Author: Karen Nelson-Field. First published by Mediatel News on 14 December 2021.
Mediatel News and Amplified Intelligence promised a revolution and we hope we have delivered.
In the last six months we have articulated the media currency problem, discussed the need for an evolution on invention, talked about the three principal attention applications landing for advertisers and agencies, defined guiding rules around quality attention data, called out to ethical leaders to disrupt responsibly and celebrated the emergence of critical mass in adoption of attention economics.
We certainly have covered a lot, all of which was designed to give you a big-picture view of this fast-evolving category.
But today, in my final paper for the year, I am in the weeds preparing to deliver you a gift – the gift of data.
While this is not normally my remit for this series, I felt compelled to release it so that you can start your 2022 attention conversations with simple but confronting evidence for change.
Views: expectation versus reality
I thought I would share a cut of our data that is nothing short of scary.
It is scary because you are about see the real difference between assumed human-engaged impressions and actual human-engaged impressions.
Put another way, the difference between viewable and viewed, expectations versus reality.
The data below includes a snapshot of 20,000 impressions across four countries including seven popular platforms (a combination of social and general web data).
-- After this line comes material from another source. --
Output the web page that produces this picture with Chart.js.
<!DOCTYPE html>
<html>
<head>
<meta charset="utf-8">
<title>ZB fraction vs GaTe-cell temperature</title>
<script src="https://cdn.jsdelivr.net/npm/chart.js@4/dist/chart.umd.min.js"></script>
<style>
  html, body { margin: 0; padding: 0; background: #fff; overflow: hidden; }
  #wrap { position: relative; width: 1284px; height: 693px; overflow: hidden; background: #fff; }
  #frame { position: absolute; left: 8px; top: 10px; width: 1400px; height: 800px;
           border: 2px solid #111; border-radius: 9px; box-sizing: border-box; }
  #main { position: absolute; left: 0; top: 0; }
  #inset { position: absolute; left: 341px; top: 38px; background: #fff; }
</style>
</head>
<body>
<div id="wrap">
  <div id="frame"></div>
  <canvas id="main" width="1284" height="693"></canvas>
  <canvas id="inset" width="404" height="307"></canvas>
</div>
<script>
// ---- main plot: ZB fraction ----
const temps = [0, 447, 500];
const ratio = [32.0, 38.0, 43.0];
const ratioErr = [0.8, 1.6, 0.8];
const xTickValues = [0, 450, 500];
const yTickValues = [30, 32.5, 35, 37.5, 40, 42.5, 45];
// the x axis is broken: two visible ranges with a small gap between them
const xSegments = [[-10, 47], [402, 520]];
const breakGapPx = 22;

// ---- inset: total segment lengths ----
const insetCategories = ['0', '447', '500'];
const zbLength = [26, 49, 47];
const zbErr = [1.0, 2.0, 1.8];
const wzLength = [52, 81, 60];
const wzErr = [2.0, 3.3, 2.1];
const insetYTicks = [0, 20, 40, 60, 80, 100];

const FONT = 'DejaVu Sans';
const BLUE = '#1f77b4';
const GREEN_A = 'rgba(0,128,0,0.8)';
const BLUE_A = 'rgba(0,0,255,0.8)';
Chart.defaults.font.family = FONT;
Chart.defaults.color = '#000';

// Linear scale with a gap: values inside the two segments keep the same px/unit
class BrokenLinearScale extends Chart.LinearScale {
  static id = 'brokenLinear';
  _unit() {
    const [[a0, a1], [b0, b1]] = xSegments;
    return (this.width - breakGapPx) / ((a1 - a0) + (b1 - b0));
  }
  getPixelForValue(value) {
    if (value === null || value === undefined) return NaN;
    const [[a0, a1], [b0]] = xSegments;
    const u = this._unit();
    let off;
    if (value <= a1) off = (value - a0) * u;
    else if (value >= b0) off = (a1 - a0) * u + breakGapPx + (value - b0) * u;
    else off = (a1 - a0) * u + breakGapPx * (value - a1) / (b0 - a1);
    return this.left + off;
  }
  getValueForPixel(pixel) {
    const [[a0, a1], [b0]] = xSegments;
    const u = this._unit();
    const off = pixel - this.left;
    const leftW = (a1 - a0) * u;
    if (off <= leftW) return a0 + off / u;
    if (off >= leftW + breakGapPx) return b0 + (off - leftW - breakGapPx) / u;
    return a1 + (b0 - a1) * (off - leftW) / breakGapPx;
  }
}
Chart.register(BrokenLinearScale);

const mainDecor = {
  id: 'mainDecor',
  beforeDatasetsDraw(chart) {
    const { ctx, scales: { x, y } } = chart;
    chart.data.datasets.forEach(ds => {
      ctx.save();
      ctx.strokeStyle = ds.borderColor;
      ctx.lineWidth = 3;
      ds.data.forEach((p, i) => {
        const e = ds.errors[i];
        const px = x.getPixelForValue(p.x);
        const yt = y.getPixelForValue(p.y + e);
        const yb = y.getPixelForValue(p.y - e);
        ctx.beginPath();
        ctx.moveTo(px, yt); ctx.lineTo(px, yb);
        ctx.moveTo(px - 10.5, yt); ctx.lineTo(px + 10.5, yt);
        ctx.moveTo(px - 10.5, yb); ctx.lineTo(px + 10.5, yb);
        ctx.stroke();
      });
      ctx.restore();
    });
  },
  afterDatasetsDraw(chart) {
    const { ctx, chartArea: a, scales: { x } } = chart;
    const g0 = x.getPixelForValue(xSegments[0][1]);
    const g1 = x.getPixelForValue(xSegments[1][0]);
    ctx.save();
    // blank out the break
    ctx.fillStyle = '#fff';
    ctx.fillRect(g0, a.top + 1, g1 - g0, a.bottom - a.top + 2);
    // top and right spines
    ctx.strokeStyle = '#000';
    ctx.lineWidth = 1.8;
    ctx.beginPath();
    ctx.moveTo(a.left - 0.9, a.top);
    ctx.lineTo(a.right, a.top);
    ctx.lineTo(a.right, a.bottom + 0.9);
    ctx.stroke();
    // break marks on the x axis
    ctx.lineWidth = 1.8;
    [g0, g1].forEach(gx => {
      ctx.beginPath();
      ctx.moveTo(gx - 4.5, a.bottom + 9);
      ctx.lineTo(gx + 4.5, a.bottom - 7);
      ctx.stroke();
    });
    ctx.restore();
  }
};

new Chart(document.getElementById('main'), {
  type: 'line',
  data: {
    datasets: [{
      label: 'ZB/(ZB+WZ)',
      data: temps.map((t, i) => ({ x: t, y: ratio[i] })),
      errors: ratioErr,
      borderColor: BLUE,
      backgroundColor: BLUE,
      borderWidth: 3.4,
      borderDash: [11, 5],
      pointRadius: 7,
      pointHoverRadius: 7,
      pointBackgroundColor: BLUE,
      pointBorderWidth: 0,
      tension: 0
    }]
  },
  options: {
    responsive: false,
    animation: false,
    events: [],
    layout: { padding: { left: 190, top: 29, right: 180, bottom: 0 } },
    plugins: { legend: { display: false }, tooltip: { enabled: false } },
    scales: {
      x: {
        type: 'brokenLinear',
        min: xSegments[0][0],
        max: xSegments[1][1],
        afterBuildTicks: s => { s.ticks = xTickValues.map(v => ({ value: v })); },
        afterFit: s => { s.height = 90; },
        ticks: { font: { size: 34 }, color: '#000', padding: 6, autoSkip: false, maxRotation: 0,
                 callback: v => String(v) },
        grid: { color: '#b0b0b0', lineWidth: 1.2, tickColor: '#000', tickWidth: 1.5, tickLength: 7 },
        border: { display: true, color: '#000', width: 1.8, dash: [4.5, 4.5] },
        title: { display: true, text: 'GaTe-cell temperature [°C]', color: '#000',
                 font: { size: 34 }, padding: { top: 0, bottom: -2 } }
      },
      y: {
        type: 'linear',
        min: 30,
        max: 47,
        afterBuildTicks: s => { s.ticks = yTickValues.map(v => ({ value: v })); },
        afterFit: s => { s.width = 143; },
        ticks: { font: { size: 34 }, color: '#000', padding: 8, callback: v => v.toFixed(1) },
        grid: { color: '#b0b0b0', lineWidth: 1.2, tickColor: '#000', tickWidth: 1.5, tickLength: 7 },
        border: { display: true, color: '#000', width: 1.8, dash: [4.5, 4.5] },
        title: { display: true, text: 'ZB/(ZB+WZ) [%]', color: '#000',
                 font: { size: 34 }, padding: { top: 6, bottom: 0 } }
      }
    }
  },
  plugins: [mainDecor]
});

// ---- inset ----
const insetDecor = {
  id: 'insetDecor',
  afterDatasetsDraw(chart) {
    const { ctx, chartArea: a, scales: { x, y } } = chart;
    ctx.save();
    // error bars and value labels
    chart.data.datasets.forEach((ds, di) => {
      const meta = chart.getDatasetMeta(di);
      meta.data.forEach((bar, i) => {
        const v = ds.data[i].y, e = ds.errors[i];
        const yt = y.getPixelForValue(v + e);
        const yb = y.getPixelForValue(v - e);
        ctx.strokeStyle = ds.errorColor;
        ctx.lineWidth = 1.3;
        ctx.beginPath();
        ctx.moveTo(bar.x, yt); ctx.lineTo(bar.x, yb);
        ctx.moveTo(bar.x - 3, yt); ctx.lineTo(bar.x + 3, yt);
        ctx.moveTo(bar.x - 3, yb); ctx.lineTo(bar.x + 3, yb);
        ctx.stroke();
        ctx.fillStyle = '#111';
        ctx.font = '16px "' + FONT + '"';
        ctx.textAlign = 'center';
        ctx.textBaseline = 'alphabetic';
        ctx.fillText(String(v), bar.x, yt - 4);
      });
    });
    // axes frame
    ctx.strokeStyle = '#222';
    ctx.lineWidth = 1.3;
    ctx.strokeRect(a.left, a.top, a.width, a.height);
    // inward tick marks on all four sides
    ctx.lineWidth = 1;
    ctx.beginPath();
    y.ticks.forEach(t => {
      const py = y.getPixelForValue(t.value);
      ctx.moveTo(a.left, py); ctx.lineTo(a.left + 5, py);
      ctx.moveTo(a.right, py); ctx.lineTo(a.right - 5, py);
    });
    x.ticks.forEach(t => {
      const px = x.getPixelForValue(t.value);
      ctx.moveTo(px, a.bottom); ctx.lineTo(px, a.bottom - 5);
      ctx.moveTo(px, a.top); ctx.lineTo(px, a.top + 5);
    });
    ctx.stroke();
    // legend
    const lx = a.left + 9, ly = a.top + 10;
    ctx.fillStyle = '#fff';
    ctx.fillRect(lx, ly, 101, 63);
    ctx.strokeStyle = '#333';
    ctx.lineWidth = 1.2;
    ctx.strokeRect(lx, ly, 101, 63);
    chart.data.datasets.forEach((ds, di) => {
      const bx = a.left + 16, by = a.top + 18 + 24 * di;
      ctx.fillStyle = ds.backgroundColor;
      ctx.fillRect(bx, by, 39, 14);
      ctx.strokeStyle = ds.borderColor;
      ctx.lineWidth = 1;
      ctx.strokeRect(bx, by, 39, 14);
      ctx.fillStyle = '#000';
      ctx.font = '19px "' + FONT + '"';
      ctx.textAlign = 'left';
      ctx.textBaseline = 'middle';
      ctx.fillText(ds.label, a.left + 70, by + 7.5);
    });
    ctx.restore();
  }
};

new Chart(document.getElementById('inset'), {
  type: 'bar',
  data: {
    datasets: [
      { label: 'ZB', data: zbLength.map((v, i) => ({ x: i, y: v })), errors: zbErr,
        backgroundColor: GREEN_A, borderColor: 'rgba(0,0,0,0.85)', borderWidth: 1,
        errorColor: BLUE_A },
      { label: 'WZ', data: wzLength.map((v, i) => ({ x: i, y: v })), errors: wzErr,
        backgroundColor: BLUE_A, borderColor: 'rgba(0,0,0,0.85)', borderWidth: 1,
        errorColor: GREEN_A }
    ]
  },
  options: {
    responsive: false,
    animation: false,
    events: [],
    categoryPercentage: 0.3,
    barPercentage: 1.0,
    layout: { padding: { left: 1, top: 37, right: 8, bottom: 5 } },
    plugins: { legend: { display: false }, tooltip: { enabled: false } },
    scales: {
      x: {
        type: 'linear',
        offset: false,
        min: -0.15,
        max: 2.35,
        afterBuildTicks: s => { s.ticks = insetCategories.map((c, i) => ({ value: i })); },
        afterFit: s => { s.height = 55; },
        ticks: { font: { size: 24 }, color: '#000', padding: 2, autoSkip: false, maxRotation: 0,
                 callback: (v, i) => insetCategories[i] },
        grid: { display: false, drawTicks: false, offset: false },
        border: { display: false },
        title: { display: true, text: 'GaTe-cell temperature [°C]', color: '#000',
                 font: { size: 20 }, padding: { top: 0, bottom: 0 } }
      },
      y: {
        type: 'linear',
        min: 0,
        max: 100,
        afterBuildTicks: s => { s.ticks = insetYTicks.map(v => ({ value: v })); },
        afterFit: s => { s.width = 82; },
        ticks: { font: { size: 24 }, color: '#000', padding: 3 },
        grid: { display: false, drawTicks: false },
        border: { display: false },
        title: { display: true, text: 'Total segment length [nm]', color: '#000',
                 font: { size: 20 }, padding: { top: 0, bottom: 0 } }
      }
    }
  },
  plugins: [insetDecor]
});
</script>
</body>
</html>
For background, if you are not aware of what we do at Amplified, we collect attention data by collecting facial footage in real-time from cameras on Mobile, TV and PC.
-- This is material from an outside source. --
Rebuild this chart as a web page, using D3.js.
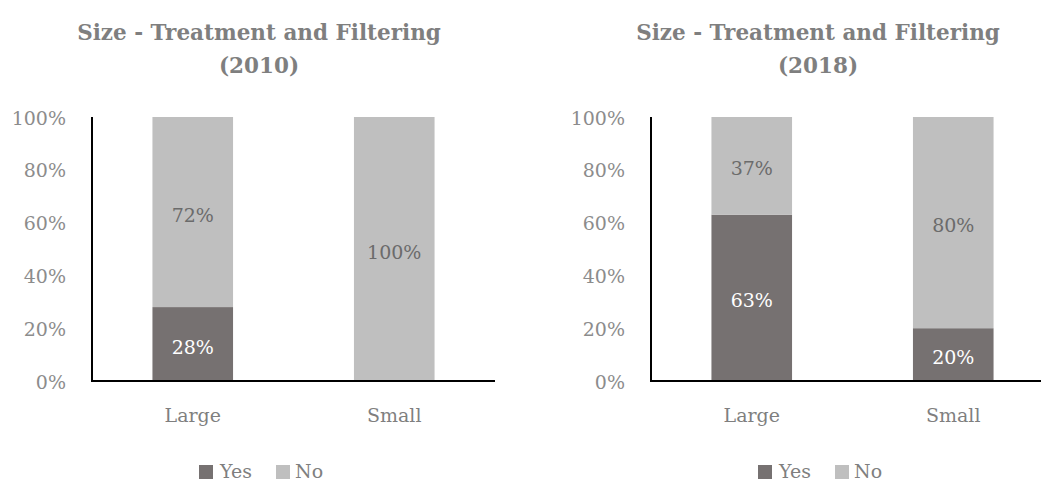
<!DOCTYPE html>
<meta charset="utf-8">
<script src="https://d3js.org/d3.v7.min.js"></script>
<style>
    body { margin: 0; background: #fff; }
    svg text { font-family: "DejaVu Serif", "Liberation Serif", serif; }
</style>
<div id="my_dataviz"></div>
<script>
    // chart data
    var categories = ["Large", "Small"];
    var years = ["2010", "2018"];
    var yes2010 = [28, 0];
    var no2010 = [72, 100];
    var yes2018 = [63, 20];
    var no2018 = [37, 80];
    var yTicks = [0, 20, 40, 60, 80, 100];
    var seriesNames = ["Yes", "No"];

    var colors = { Yes: "#767171", No: "#bfbfbf" };
    var labelColors = { Yes: "#ffffff", No: "#6b6b6b" };

    var svg = d3.select("#my_dataviz")
        .append("svg")
        .attr("width", 1041)
        .attr("height", 482);

    var panels = [
        { year: years[0], yes: yes2010, no: no2010, left: 92, titleX: 259 },
        { year: years[1], yes: yes2018, no: no2018, left: 651, titleX: 818 }
    ];

    panels.forEach(function (p) {
        var g = svg.append("g");
        var plotW = 403, top = 117, bottom = 381;

        // title
        var title = g.append("text")
            .attr("x", p.titleX)
            .attr("text-anchor", "middle")
            .attr("fill", "#7f7f7f")
            .attr("font-weight", "bold")
            .attr("font-size", "21.5px");
        title.append("tspan").attr("x", p.titleX).attr("y", 40).text("Size - Treatment and Filtering");
        title.append("tspan").attr("x", p.titleX).attr("y", 73).text("(" + p.year + ")");

        var x = d3.scaleBand()
            .domain(categories)
            .range([p.left, p.left + plotW])
            .paddingInner(0.6)
            .paddingOuter(0.3);

        var y = d3.scaleLinear()
            .domain([0, 100])
            .range([bottom, top]);

        // y tick labels
        g.selectAll(".ytick")
            .data(yTicks)
            .enter().append("text")
            .attr("x", p.left - 26)
            .attr("y", function (d) { return y(d) + 1; })
            .attr("dy", "0.35em")
            .attr("text-anchor", "end")
            .attr("fill", "#8c8c8c")
            .attr("font-size", "19px")
            .text(function (d) { return d + "%"; });

        // stacked data
        var rows = categories.map(function (c, i) {
            return { group: c, Yes: p.yes[i], No: p.no[i] };
        });
        var stacked = d3.stack().keys(seriesNames)(rows);

        var layers = g.append("g")
            .selectAll("g")
            .data(stacked)
            .enter().append("g")
            .attr("fill", function (d) { return colors[d.key]; });

        layers.selectAll("rect")
            .data(function (d) { return d; })
            .enter().append("rect")
            .attr("x", function (d) { return x(d.data.group); })
            .attr("y", function (d) { return y(d[1]); })
            .attr("height", function (d) { return y(d[0]) - y(d[1]); })
            .attr("width", x.bandwidth());

        // value labels
        stacked.forEach(function (layer) {
            g.selectAll(null)
                .data(layer.filter(function (d) { return d[1] - d[0] > 0; }))
                .enter().append("text")
                .attr("x", function (d) { return x(d.data.group) + x.bandwidth() / 2; })
                .attr("y", function (d) { return y((d[0] + d[1]) / 2) + 3; })
                .attr("dy", "0.35em")
                .attr("text-anchor", "middle")
                .attr("fill", labelColors[layer.key])
                .attr("font-size", "19px")
                .text(function (d) { return (d[1] - d[0]) + "%"; });
        });

        // axis lines
        g.append("line")
            .attr("x1", p.left).attr("x2", p.left)
            .attr("y1", top).attr("y2", bottom + 1)
            .attr("stroke", "#000").attr("stroke-width", 2);
        g.append("line")
            .attr("x1", p.left - 1).attr("x2", p.left + plotW)
            .attr("y1", bottom).attr("y2", bottom)
            .attr("stroke", "#000").attr("stroke-width", 2);

        // category labels
        g.selectAll(".xlab")
            .data(categories)
            .enter().append("text")
            .attr("x", function (d) { return x(d) + x.bandwidth() / 2; })
            .attr("y", 415)
            .attr("dy", "0.35em")
            .attr("text-anchor", "middle")
            .attr("fill", "#7f7f7f")
            .attr("font-size", "19px")
            .text(function (d) { return d; });

        // legend
        var leg = g.append("g");
        var sq = [p.left + 107, p.left + 184];
        var tx = [p.left + 128, p.left + 203];
        seriesNames.forEach(function (s, i) {
            leg.append("rect")
                .attr("x", sq[i]).attr("y", 465)
                .attr("width", 14).attr("height", 14)
                .attr("fill", colors[s]);
            leg.append("text")
                .attr("x", tx[i]).attr("y", 471)
                .attr("dy", "0.35em")
                .attr("fill", "#7f7f7f")
                .attr("font-size", "19px")
                .text(s);
        });
    });
</script>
Our attention data can tell us whether a person is looking directly at an ad (we call this active attention), looking at the mobile screen/second screening but not at the ad directly (passive attention) or not looking at all/not in the room (non-attention).
Here are the facts.
The first part is not new news, at an aggregate level 70% of all impressions are MRC compliant (i.e., 50% pixels and 2 seconds on video, and 50% and 1 second on display). Your expectations are that this 70% delivers human eyeballs to your advertising. Here is the scary part.
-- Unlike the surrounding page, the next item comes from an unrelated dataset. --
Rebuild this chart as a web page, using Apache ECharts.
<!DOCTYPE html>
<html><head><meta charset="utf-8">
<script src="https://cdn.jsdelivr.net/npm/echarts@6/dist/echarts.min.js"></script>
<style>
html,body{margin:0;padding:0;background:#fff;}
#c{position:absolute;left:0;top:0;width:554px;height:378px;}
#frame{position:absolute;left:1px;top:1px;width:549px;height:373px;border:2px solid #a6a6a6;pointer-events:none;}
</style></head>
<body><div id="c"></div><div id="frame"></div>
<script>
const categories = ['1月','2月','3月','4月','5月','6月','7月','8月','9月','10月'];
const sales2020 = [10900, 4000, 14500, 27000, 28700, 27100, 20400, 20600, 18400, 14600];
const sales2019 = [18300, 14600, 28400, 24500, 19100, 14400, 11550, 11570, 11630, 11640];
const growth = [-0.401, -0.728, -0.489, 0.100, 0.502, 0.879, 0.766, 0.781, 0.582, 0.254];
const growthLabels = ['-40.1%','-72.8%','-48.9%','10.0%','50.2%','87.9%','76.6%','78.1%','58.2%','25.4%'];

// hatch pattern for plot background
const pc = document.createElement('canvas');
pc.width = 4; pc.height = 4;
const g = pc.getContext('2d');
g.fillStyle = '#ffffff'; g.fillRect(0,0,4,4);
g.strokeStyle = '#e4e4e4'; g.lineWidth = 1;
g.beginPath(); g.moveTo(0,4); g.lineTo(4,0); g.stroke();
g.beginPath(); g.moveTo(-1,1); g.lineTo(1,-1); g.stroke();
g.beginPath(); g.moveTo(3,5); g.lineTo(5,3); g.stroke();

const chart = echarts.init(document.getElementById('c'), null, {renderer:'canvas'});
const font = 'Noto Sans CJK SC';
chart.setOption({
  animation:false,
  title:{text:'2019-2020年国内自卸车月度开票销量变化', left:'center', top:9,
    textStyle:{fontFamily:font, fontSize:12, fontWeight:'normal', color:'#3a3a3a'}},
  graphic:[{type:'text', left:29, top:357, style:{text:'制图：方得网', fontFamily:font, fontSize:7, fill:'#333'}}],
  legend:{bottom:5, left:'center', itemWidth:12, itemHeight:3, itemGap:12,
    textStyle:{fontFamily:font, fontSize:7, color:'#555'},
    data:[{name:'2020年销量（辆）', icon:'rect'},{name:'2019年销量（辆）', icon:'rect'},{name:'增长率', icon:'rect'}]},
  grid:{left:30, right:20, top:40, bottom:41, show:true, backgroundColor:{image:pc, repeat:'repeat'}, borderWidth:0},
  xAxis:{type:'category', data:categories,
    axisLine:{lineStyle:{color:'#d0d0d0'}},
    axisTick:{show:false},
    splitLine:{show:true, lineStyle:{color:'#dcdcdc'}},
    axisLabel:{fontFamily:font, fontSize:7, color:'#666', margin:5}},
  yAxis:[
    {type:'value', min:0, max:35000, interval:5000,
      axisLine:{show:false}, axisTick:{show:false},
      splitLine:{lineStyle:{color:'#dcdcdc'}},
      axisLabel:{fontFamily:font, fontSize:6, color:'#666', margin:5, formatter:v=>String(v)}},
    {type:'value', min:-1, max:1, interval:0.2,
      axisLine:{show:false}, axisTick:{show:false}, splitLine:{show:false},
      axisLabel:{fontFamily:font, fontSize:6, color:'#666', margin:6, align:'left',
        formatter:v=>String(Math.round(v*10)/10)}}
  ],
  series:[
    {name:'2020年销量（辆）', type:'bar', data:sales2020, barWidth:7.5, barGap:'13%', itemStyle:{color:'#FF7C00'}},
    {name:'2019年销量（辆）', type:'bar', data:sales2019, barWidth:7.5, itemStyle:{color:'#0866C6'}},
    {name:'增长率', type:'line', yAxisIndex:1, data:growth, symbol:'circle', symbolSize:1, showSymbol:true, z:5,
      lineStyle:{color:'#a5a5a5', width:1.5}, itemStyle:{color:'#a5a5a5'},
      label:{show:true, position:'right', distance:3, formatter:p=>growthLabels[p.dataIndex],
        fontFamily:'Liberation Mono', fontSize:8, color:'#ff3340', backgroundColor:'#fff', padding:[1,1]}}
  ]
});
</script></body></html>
Of all impressions you are served:
- 44% are MRC compliant but get insignificant active attention (avg. half second).
- 9% are MRC compliant but get zero attention.
- 17% are both MRC compliant and get active attention for at least 2 seconds.
Thinking about it a different way, of the impressions you have technically paid for (when you buy against MRC standards):
- 63% get insignificant active attention (avg. half second).
- 13% get zero attention.
- 24% get active attention for at least 2 seconds.
This means that around 75% of ads that you have paid for, against the currency you trust, don’t deliver the value you believe them to have.
This expansive gap between viewable and viewed is why our currency, and any models or systems predicated on this data, fail advertisers.
And if you split this down to the platform and format level, things get even more interesting because this gap (or the ratio between viewable and viewed) differs significantly by platform and format.
This tells us:
- Attention and viewability are not the same, if they were the metrics would move together, they don’t.
- Attention and viewability are not the same, if they were the ratio between viewable and viewed would be systematic across platforms and formats, it isn’t.
- Viewability is not a universal metric, because the underlying attentive return differs so drastically by platform and format. It also tells us that you cannot force attention, while ‘viewable’ can be actively avoided.
This means:
- Viewability analytics can’t tell you how much attention has been paid, they can tell you whether an ad has been served.
- Attention models can’t tell you how much attention has been paid if they have little to no human attention data powering them.
Amplified’s newest data scientist comes from a medical AI background. She is learning about media and audience measurement and came to me to check her work concerned for error.
Her words, not mine: “if DHL failed to deliver to a human, you would get your money back. How can this be right?”
Maybe in 2022 we should demand a refund policy on service failures – just saying…
Season’s greetings and take care everyone. I hope to see you all in person in 2022.